Did I Ever Introduce You To Horrorpunk?
Being as your Present Author is a confirmed horror film fan, a rock-blog critic, and generally weird anyway, it should come as no surprise that the Horrorpunk genre fascinates me. The center band of this genre is the Misfits, whom you know from the Tshirt graphic if nothing else. But there is so much more to explore in the bloody basement of the Horrorpunk genre - if you'd care to grab your flashlight and follow me.
Vampire Beach Babes - Gothic Surf-a-Rama
So groovy, they could have been neighbors to the Munsters, the Vampire Beach Babes will have you doing the "Gothic Surf-a-rama," from the northern Arctic circle down to southern Alabama. The perfect blend of surf-rock (at least 50% of punk rock's DNA) and horror themes. If this sweet number (anybody else get a Butthole Surfers vibe?) doesn't carve a grin in your face, you just might have joined the ranks of the undead recently.

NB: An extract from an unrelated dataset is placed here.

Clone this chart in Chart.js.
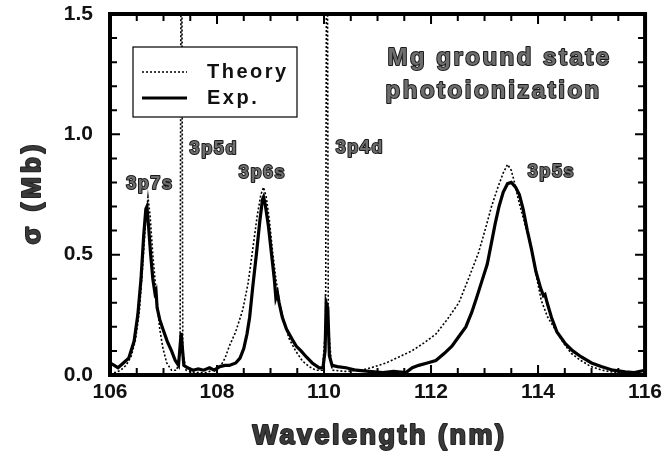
<!DOCTYPE html>
<html>
<head>
<meta charset="utf-8">
<script src="https://cdn.jsdelivr.net/npm/chart.js@4/dist/chart.umd.min.js"></script>
<style>
  body { margin: 0; background: #fff; }
  #wrap { width: 667px; height: 453px; position: relative; }
</style>
</head>
<body>
<div id="wrap"><canvas id="chart"></canvas></div>
<script>
// Mg ground state photoionization — theory vs experiment

const theoryWavelength = [
  106.00, 106.10, 106.20, 106.30, 106.40, 106.48, 106.55, 106.61, 106.66, 106.71,
  106.75, 106.80, 106.84, 106.89, 106.93, 106.99, 107.06, 107.15, 107.25, 107.31,
  107.335, 107.36, 107.42, 107.60, 107.80, 108.05, 108.15, 108.23, 108.35, 108.48,
  108.58, 108.66, 108.75, 108.82, 108.87, 108.92, 108.98, 109.04, 109.10, 109.17,
  109.25, 109.35, 109.47, 109.59, 109.72, 109.85, 109.97, 110.03, 110.055, 110.08,
  110.15, 110.40, 110.71, 110.95, 111.16, 111.40, 111.64, 111.88, 112.09, 112.30,
  112.52, 112.70, 112.89, 113.02, 113.13, 113.25, 113.35, 113.43, 113.50, 113.56,
  113.63, 113.75, 113.88, 113.97, 114.06, 114.18, 114.32, 114.47, 114.62, 114.80,
  114.99, 115.20, 115.44, 115.65, 115.87, 116.00
];
const theorySigma = [
  0.01, 0.01, 0.02, 0.04, 0.08, 0.15, 0.27, 0.45, 0.62, 0.74,
  0.66, 0.50, 0.40, 0.28, 0.19, 0.11, 0.05, 0.02, 0.02, 0.10,
  2.50, 0.10, 0.02, 0.01, 0.01, 0.03, 0.07, 0.12, 0.18, 0.27,
  0.38, 0.51, 0.66, 0.75, 0.78, 0.74, 0.64, 0.51, 0.40, 0.30,
  0.22, 0.15, 0.10, 0.06, 0.035, 0.02, 0.02, 0.20, 2.50, 0.20,
  0.02, 0.015, 0.02, 0.035, 0.05, 0.075, 0.10, 0.135, 0.17, 0.23,
  0.30, 0.40, 0.51, 0.61, 0.70, 0.78, 0.84, 0.875, 0.85, 0.80,
  0.73, 0.63, 0.52, 0.41, 0.31, 0.24, 0.19, 0.135, 0.09, 0.06,
  0.035, 0.02, 0.01, 0.01, 0.01, 0.02
];

const expWavelength = [
  106.00, 106.08, 106.15, 106.25, 106.35, 106.45, 106.52, 106.58, 106.63, 106.67,
  106.69, 106.72, 106.76, 106.80, 106.84, 106.86, 106.88, 106.93, 106.99, 107.07,
  107.15, 107.22, 107.28, 107.31, 107.33, 107.35, 107.38, 107.45, 107.55, 107.65,
  107.75, 107.86, 107.95, 108.05, 108.15, 108.23, 108.35, 108.43, 108.50, 108.56,
  108.61, 108.67, 108.74, 108.80, 108.85, 108.87, 108.90, 108.96, 109.02, 109.07,
  109.10, 109.13, 109.16, 109.22, 109.30, 109.40, 109.48, 109.57, 109.67, 109.78,
  109.91, 109.98, 110.02, 110.04, 110.07, 110.10, 110.15, 110.25, 110.41, 110.60,
  110.84, 111.10, 111.30, 111.53, 111.65, 111.77, 111.93, 112.09, 112.25, 112.39,
  112.52, 112.65, 112.76, 112.85, 112.95, 113.05, 113.13, 113.20, 113.27, 113.35,
  113.43, 113.50, 113.58, 113.65, 113.72, 113.80, 113.88, 113.96, 114.05, 114.10,
  114.13, 114.17, 114.25, 114.35, 114.51, 114.65, 114.81, 115.00, 115.18, 115.40,
  115.63, 115.80, 116.00
];
const expSigma = [
  0.05, 0.04, 0.03, 0.05, 0.07, 0.14, 0.25, 0.40, 0.58, 0.69,
  0.70, 0.62, 0.50, 0.40, 0.34, 0.35, 0.28, 0.23, 0.19, 0.14,
  0.10, 0.06, 0.04, 0.12, 0.175, 0.12, 0.04, 0.03, 0.02, 0.025,
  0.02, 0.03, 0.02, 0.035, 0.04, 0.04, 0.05, 0.07, 0.11, 0.17,
  0.24, 0.37, 0.51, 0.64, 0.73, 0.74, 0.71, 0.62, 0.50, 0.40,
  0.32, 0.34, 0.30, 0.24, 0.19, 0.15, 0.12, 0.10, 0.075, 0.05,
  0.03, 0.03, 0.10, 0.30, 0.28, 0.08, 0.04, 0.035, 0.03, 0.02,
  0.015, 0.01, 0.015, 0.01, 0.03, 0.04, 0.05, 0.06, 0.09, 0.12,
  0.16, 0.20, 0.26, 0.32, 0.39, 0.46, 0.55, 0.63, 0.70, 0.76,
  0.795, 0.80, 0.78, 0.75, 0.69, 0.60, 0.52, 0.43, 0.36, 0.33,
  0.335, 0.30, 0.24, 0.18, 0.13, 0.10, 0.075, 0.05, 0.035, 0.02,
  0.013, 0.01, 0.02
];

const xTickLabels = [106, 108, 110, 112, 114, 116];
const yTickLabels = [0.0, 0.5, 1.0, 1.5];

const peakNames = ['3p7s', '3p5d', '3p6s', '3p4d', '3p5s'];
const peakLabelAt = [[106.745, 0.794], [107.94, 0.939], [108.85, 0.839], [110.67, 0.943], [114.25, 0.843]];
const titleLines = ['Mg ground state', 'photoionization'];

const isLabel = (list, v) => list.some(l => Math.abs(l - v) < 1e-6);
const pts = (xs, ys) => xs.map((x, i) => ({ x, y: ys[i] }));

function outlined(ctx, text, x, y, font, spacing, fill, stroke) {
  ctx.save();
  ctx.font = font;
  ctx.letterSpacing = spacing;
  ctx.textAlign = 'center';
  ctx.textBaseline = 'middle';
  ctx.lineJoin = 'round';
  ctx.lineWidth = 2;
  ctx.strokeStyle = stroke;
  ctx.strokeText(text, x, y);
  ctx.fillStyle = fill;
  ctx.fillText(text, x, y);
  ctx.restore();
}

const decor = {
  id: 'decor',
  afterDraw(chart) {
    const { ctx, chartArea: a, scales: { x, y } } = chart;
    ctx.save();
    ctx.strokeStyle = '#000';
    ctx.lineWidth = 2;
    // inward ticks on all four sides
    x.ticks.forEach(t => {
      const px = x.getPixelForValue(t.value);
      const len = isLabel(xTickLabels, t.value) ? 10 : 7;
      ctx.beginPath();
      ctx.moveTo(px, a.bottom); ctx.lineTo(px, a.bottom - len);
      ctx.moveTo(px, a.top); ctx.lineTo(px, a.top + len);
      ctx.stroke();
    });
    y.ticks.forEach(t => {
      const py = y.getPixelForValue(t.value);
      const len = isLabel(yTickLabels, t.value) ? 10 : 7;
      ctx.beginPath();
      ctx.moveTo(a.left, py); ctx.lineTo(a.left + len, py);
      ctx.moveTo(a.right, py); ctx.lineTo(a.right - len, py);
      ctx.stroke();
    });
    ctx.lineWidth = 4;
    ctx.strokeRect(a.left, a.top, a.right - a.left, a.bottom - a.top);

    // legend box
    const lx = a.left + 23, ly = a.top + 33;
    ctx.lineWidth = 1.2;
    ctx.fillStyle = '#fff';
    ctx.fillRect(lx, ly, 164, 70);
    ctx.strokeRect(lx, ly, 164, 70);
    ctx.setLineDash([2, 2]);
    ctx.lineWidth = 1.6;
    ctx.beginPath(); ctx.moveTo(lx + 9, ly + 25); ctx.lineTo(lx + 54, ly + 25); ctx.stroke();
    ctx.setLineDash([]);
    ctx.lineWidth = 3;
    ctx.beginPath(); ctx.moveTo(lx + 9, ly + 51); ctx.lineTo(lx + 54, ly + 51); ctx.stroke();
    ctx.fillStyle = '#111';
    ctx.font = 'bold 20px "Liberation Sans"';
    ctx.letterSpacing = '2.5px';
    ctx.textBaseline = 'middle';
    ctx.fillText('Theory', lx + 74, ly + 25);
    ctx.fillText('Exp.', lx + 74, ly + 51);
    ctx.restore();

    // peak names and title
    peakNames.forEach((n, i) => {
      const [vx, vy] = peakLabelAt[i];
      outlined(ctx, n, x.getPixelForValue(vx), y.getPixelForValue(vy),
        'bold 18px "Liberation Sans"', '1.6px', '#6e6e6e', '#1a1a1a');
    });
    outlined(ctx, titleLines[0], x.getPixelForValue(113.28), y.getPixelForValue(1.317),
      'bold 24px "Liberation Sans"', '2.5px', '#6e6e6e', '#1a1a1a');
    outlined(ctx, titleLines[1], x.getPixelForValue(113.17), y.getPixelForValue(1.18),
      'bold 24px "Liberation Sans"', '2.5px', '#6e6e6e', '#1a1a1a');

    // axis titles
    outlined(ctx, 'Wavelength (nm)', (a.left + a.right) / 2 + 2, 437,
      'bold 27px "Liberation Sans"', '2.5px', '#3a3a3a', '#222');
    ctx.save();
    ctx.translate(33, (a.top + a.bottom) / 2 - 2);
    ctx.rotate(-Math.PI / 2);
    outlined(ctx, 'σ (Mb)', 0, 0, 'bold 26px "Liberation Sans"', '4px', '#3a3a3a', '#222');
    ctx.restore();
  }
};

new Chart(document.getElementById('chart'), {
  type: 'line',
  data: {
    datasets: [
      { label: 'Theory', data: pts(theoryWavelength, theorySigma), borderColor: '#000',
        borderWidth: 1.6, borderDash: [2, 2], pointRadius: 0, tension: 0, fill: false },
      { label: 'Exp.', data: pts(expWavelength, expSigma), borderColor: '#000',
        borderWidth: 3.2, pointRadius: 0, tension: 0, fill: false },
    ],
  },
  options: {
    responsive: true,
    maintainAspectRatio: false,
    animation: false,
    layout: { padding: { top: 14, right: 20, left: 0, bottom: 0 } },
    plugins: { legend: { display: false }, tooltip: { enabled: false } },
    scales: {
      x: {
        type: 'linear', min: 106, max: 116,
        grid: { display: false, drawTicks: false }, border: { display: false },
        ticks: { stepSize: 0.5, autoSkip: false, maxRotation: 0, padding: 5, color: '#111',
          font: { family: 'Liberation Sans', size: 21, weight: 'bold' },
          callback: v => isLabel(xTickLabels, v) ? String(Math.round(v)) : '' },
        afterFit: s => { s.height = 78; },
      },
      y: {
        min: 0, max: 1.5,
        grid: { display: false, drawTicks: false }, border: { display: false },
        ticks: { stepSize: 0.1, autoSkip: false, padding: 17, color: '#111',
          font: { family: 'Liberation Sans', size: 21, weight: 'bold' },
          callback: v => isLabel(yTickLabels, v) ? v.toFixed(1) : '' },
        afterFit: s => { s.width = 110; s.paddingTop = 0; s.paddingBottom = 0; },
      },
    },
  },
  plugins: [decor],
});
</script>
</body>
</html>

Nekromantix - Haunted Cathouse
Horrorpunk also has strong Psychobilly (punk + rockabilly) connections, most commonly referenced by bands like The Cramps. Nekromantix is an outfit out of Copenhagen fronted by Kim Nekroman playing on the "coffinbass," a custom double bass instrument shaped like a coffin. With an attitude like this, Nekromantix' sound is authentic mid-century rock with a horror vibe piped in through drive-in movie speakers.
T.S.O.L. - Funeral March
Now see, here's a group putting the hardcore "punk" in horrorpunk. T.S.O.L. is an oldie classic group (first album cut 1981!) out of Long Beach, California, who have pretty much stood alone as the most distinguished members of horrorpunk outside of the Misfits themselves. But they're still a bit edgy even by modern standards, with songs like "Code Blue" refraining "I wanna f*ck the dead." Not for everybody, but hardcore punks swoon over these guys.
Bloodsucking Zombies From OuterSpace - Monster Mutant Boogie
One thing I can appreciate about the horrorpunk genre is the earnest sincerity. Nobody is pretending they're going to gain mainstream success here. They're going for a target demographic and their name tells you just what you're going to get. A tight act, BZFOS has a sound that's a cross between metal and Green Day if they were possessed.

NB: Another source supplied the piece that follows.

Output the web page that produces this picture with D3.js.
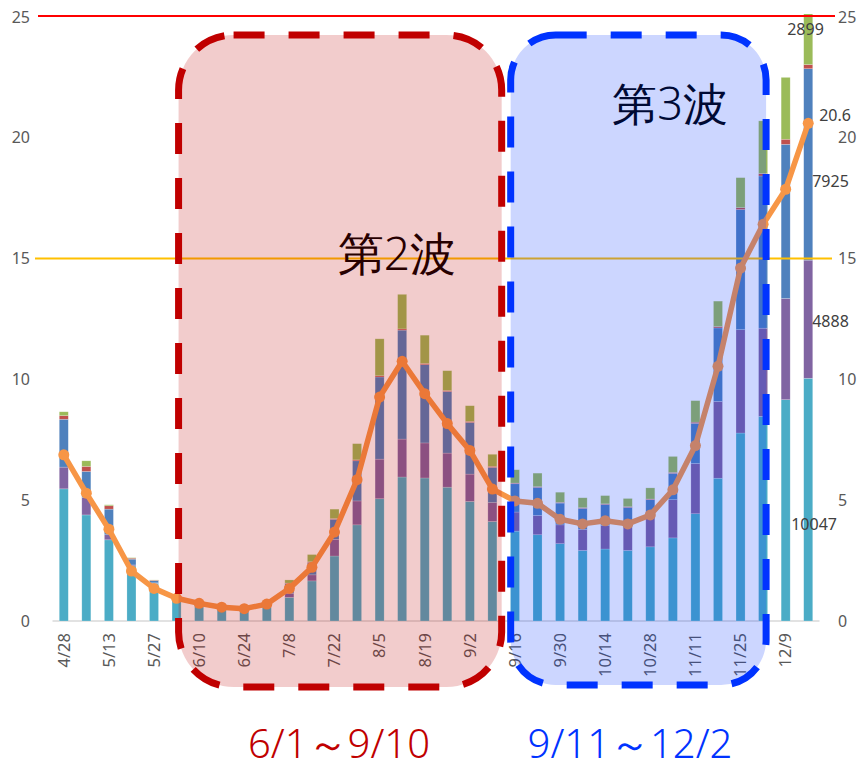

The Dead Next Door - I Married A Ghoul From Outer Space
If you haven't twigged by now, the horrorpunk genre occupies itself with many a tribute to mid-century drive-in movie horror. A title homaged directly from I Married a Monster from Outer Space (1958) (and its many snowclones), this song sticks to dead-center classic punk, say, Vandals, style, but with horror flick lyrics. Doesn't that sound like fun?
The Misfits - Island of Misfit Toys
In case you came here actually looking for the Misfits: it's Christmas, so how about "Island of Misfit Toys" off their - wait for it - Christmas album? This song is a tribute to the location of the same name from the 1964 Rankin-Bass classic Rudolph the Red-Nosed Reindeer. The Misfits here tap into a vibe that goes unspoken in the original work. Isn't the idea of a "misfit toy" sorta creepy? Who made them? Where are the children who were supposed to have them? Are there "misfit kids" too? Anyway, merry Christmas in case we don't say it again.

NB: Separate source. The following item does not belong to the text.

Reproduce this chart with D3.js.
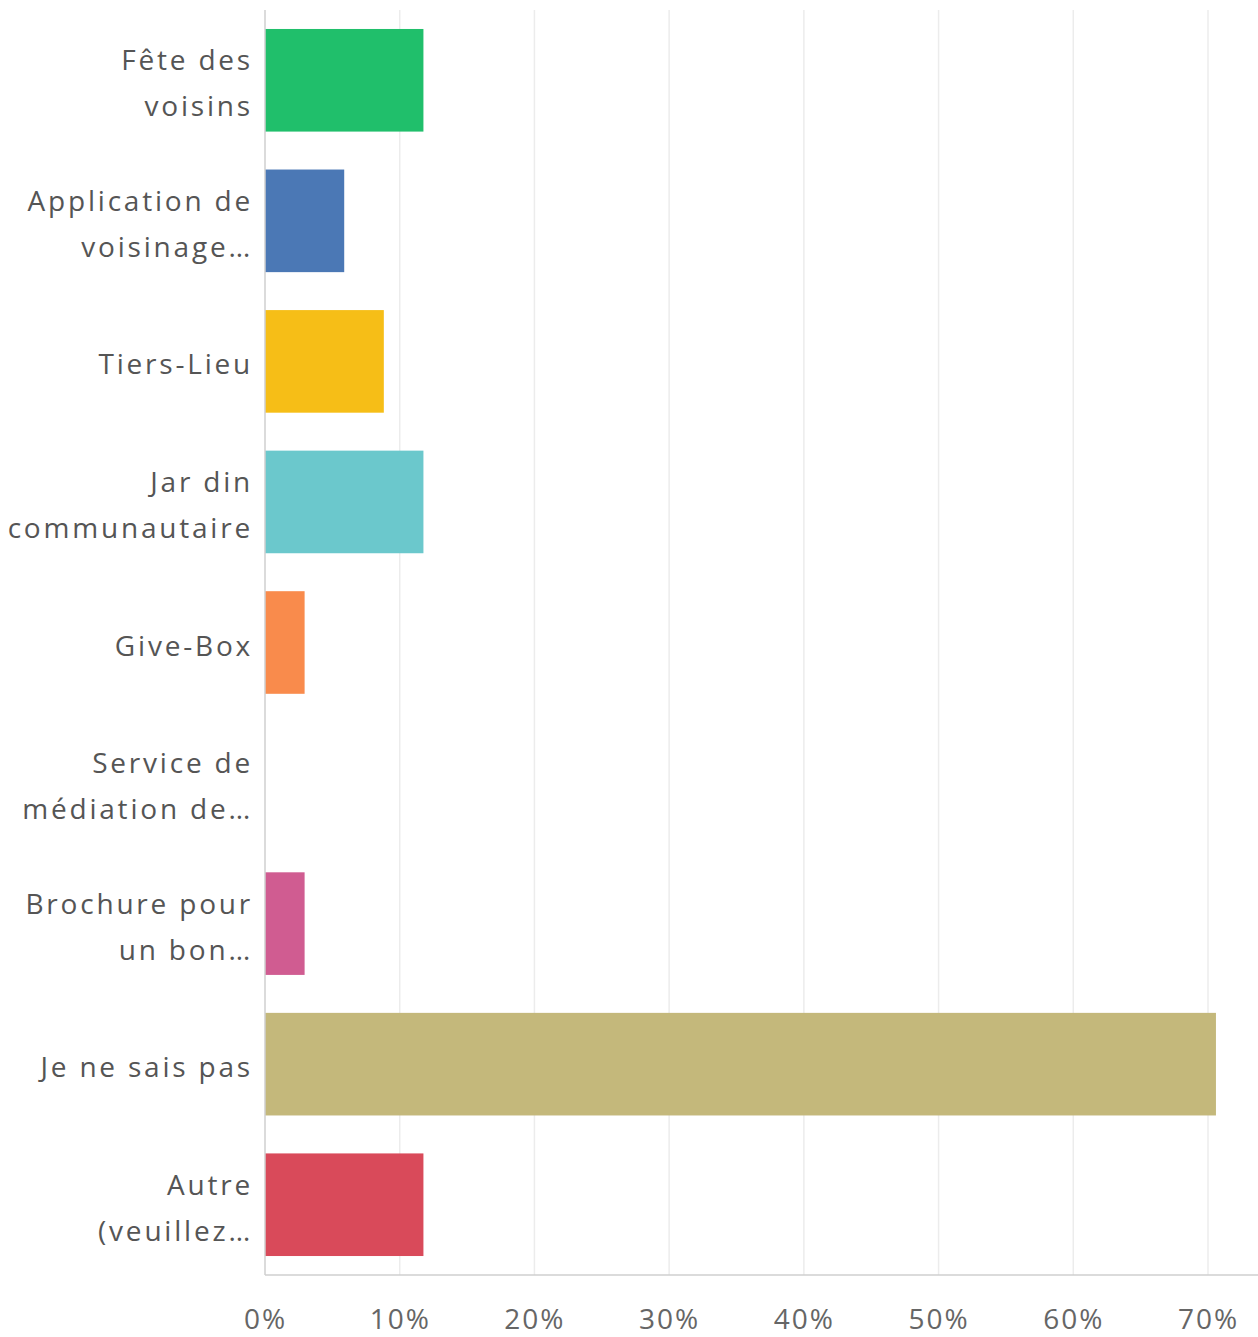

What is the difference between horropunk and metal genres? That's a little tough to say, and indeed many of the bands in this genre could bump right over to thrash metal without missing the proverbial beat. How about the difference between horrorpunk and goth rock? That's mostly a matter of style and tempo. To be sure, the Misfits are an influential band, acknowledged by the likes of My Chemical Romance, but their sound is actually more like a dark-side version of Offspring or a more clearly enunciated Ramones. It takes the outliers, the satellite members of the genre, to run with the theme and really have fun with it.